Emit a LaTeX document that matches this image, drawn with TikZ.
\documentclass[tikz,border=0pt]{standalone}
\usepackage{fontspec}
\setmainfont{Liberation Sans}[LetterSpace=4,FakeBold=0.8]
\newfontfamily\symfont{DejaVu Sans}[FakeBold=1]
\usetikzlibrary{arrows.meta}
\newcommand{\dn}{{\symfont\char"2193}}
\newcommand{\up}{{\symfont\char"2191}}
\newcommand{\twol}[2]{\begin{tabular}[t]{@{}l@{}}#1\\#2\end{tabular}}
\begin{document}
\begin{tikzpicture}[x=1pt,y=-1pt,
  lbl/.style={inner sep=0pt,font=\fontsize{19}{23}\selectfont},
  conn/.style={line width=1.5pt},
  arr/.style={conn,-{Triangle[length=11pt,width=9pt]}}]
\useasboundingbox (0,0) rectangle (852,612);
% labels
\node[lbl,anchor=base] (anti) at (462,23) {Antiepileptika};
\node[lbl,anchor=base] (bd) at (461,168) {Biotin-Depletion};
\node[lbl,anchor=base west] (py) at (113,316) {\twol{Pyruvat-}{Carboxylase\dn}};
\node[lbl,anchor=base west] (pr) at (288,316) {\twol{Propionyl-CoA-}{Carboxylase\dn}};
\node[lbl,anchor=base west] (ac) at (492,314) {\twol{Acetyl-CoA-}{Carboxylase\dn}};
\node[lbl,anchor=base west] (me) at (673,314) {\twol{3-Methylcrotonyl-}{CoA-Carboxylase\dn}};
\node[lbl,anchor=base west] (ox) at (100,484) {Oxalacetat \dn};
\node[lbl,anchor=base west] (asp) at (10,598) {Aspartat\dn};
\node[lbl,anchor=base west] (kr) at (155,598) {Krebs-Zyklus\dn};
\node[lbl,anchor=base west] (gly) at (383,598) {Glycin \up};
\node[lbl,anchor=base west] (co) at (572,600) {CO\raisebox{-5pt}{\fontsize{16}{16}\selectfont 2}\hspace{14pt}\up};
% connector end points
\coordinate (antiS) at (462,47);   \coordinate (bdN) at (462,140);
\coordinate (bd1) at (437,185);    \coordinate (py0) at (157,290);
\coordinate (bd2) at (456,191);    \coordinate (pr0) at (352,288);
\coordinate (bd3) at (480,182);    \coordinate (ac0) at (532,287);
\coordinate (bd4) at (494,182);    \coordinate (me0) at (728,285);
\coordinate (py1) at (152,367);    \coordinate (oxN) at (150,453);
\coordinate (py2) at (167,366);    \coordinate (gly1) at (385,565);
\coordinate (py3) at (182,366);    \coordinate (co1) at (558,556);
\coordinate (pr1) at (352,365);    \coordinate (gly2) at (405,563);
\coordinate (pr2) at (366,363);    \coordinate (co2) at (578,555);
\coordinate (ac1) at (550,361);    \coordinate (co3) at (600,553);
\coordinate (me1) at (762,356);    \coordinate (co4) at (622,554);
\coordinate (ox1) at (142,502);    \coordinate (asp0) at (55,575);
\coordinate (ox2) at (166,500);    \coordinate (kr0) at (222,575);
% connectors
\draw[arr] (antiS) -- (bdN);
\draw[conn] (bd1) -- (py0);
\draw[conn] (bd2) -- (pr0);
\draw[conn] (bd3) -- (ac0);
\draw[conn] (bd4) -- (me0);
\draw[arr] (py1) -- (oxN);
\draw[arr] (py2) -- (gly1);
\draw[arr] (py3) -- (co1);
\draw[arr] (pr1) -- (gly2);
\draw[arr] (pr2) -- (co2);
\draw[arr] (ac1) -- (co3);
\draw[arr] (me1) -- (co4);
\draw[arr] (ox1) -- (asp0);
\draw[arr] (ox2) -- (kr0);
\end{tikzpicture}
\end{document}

• • • •

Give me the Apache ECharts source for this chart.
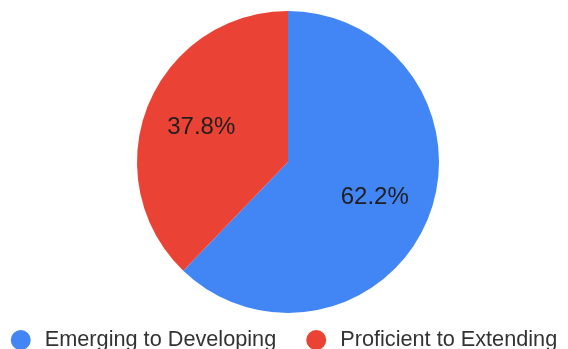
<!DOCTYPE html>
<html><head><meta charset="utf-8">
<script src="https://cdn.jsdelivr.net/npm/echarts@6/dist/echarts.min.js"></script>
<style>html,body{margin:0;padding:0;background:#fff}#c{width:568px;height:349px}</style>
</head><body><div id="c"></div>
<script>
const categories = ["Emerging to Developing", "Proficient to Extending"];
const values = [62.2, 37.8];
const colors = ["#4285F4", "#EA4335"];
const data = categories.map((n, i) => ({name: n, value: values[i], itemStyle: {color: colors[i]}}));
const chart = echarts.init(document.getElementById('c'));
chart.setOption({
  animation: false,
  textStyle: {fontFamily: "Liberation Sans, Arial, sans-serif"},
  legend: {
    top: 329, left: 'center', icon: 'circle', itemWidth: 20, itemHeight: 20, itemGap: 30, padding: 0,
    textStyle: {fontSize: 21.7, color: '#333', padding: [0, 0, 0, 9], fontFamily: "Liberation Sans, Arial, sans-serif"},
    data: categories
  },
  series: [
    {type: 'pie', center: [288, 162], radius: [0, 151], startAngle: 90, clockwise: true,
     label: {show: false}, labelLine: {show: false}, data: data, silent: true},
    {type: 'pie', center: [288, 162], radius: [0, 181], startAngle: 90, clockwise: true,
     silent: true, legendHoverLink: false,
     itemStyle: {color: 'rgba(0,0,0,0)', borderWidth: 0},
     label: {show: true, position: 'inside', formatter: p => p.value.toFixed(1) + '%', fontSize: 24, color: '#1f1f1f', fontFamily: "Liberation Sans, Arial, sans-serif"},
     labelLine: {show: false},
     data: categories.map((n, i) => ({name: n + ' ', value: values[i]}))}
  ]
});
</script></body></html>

• • • •

WORK INSTRUCTIONS:
Collect the lines that hold "this".

RESPONSE TO THE TASK:
Emit a LaTeX document that matches this image, drawn with TikZ.
Give me the Apache ECharts source for this chart.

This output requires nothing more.